= Task =
Output a single figure: the number of lines in which the word "seaborn" appears.

= Material provided =
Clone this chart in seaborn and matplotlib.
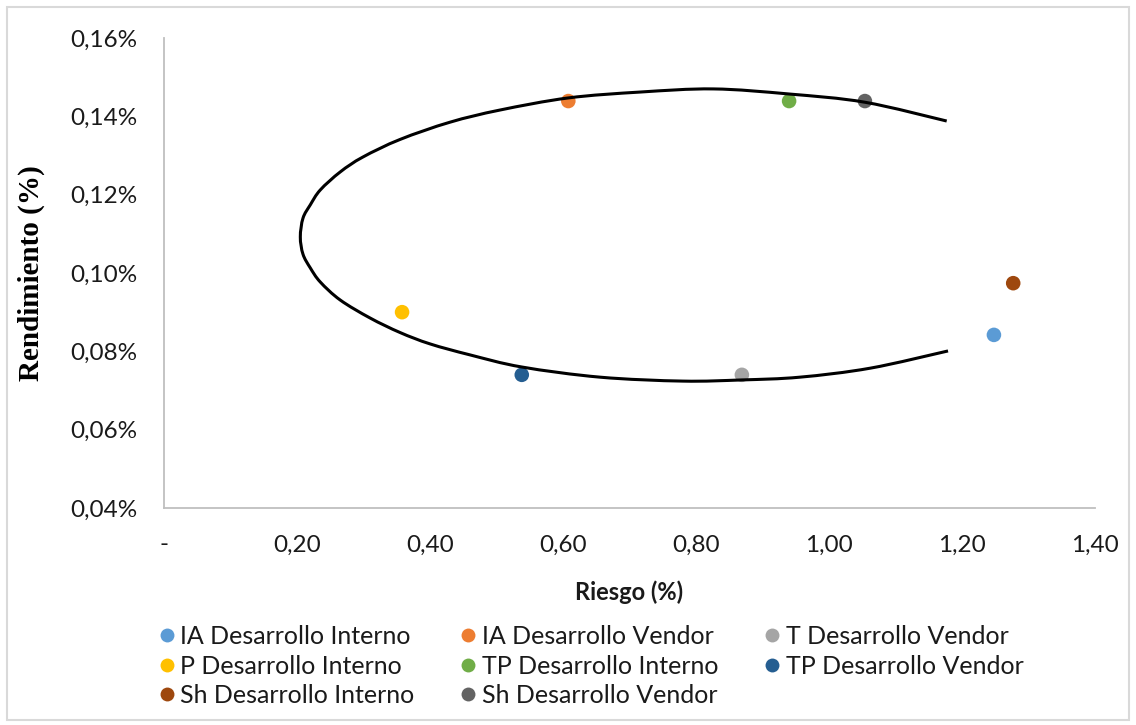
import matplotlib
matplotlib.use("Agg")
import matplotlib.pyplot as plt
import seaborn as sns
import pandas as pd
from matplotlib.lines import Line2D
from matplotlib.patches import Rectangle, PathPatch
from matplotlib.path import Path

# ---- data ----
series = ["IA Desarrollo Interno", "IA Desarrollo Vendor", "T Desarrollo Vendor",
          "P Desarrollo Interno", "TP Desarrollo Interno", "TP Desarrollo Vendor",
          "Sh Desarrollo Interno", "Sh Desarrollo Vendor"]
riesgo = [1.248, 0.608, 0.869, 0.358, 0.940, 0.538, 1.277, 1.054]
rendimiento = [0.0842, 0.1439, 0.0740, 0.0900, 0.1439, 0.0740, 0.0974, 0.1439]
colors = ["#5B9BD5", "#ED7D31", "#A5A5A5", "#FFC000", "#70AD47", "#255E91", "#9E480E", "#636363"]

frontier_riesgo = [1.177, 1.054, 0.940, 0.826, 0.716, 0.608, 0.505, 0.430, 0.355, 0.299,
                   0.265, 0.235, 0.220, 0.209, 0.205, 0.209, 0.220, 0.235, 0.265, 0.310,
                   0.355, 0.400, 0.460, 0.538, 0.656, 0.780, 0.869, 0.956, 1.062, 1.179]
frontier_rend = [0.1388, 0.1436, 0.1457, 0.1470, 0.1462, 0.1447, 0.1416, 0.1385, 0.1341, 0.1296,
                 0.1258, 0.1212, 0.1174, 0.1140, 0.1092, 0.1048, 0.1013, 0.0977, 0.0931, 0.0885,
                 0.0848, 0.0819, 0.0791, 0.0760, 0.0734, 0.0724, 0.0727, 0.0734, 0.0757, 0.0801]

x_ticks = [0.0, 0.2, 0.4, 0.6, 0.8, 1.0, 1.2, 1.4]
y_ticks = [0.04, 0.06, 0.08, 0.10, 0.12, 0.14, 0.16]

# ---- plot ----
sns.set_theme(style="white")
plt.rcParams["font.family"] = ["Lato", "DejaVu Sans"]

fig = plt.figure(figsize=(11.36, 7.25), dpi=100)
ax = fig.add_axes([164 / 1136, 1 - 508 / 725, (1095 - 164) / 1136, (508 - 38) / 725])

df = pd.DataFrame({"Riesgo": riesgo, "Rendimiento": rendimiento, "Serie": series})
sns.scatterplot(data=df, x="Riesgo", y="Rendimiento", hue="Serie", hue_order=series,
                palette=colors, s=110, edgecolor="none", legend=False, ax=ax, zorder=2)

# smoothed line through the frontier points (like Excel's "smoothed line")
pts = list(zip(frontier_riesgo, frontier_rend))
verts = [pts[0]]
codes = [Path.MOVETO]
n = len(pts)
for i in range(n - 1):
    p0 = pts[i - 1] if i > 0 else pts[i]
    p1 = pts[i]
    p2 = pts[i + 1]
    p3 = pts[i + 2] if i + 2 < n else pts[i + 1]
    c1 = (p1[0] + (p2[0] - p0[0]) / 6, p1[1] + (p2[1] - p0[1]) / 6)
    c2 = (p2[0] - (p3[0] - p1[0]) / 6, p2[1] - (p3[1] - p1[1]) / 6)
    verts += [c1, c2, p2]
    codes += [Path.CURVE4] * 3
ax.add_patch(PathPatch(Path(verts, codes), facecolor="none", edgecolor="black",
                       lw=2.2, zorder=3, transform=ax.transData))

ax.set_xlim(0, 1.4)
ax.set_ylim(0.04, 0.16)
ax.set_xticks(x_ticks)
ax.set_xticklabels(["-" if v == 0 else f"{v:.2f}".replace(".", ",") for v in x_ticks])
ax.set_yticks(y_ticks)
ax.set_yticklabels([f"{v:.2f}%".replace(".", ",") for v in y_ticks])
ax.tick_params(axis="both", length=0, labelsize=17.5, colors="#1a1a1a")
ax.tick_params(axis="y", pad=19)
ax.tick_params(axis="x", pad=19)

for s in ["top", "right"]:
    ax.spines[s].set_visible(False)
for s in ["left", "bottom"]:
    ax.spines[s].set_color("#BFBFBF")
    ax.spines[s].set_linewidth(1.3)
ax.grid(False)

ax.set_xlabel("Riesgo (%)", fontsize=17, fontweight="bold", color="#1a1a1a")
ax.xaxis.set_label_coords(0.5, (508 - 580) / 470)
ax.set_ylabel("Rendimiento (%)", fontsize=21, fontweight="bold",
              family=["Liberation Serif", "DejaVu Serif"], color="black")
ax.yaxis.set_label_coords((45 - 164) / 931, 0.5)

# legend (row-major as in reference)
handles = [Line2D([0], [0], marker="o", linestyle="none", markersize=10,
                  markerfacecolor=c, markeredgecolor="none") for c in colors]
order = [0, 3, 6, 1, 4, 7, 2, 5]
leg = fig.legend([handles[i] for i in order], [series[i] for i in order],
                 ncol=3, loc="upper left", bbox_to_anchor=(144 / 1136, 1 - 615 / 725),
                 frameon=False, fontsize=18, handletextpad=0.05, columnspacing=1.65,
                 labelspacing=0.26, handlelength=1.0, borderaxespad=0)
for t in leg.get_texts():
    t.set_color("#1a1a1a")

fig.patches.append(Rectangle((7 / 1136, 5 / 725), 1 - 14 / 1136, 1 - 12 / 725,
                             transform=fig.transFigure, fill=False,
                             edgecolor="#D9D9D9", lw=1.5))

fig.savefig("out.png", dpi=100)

= Solution =
2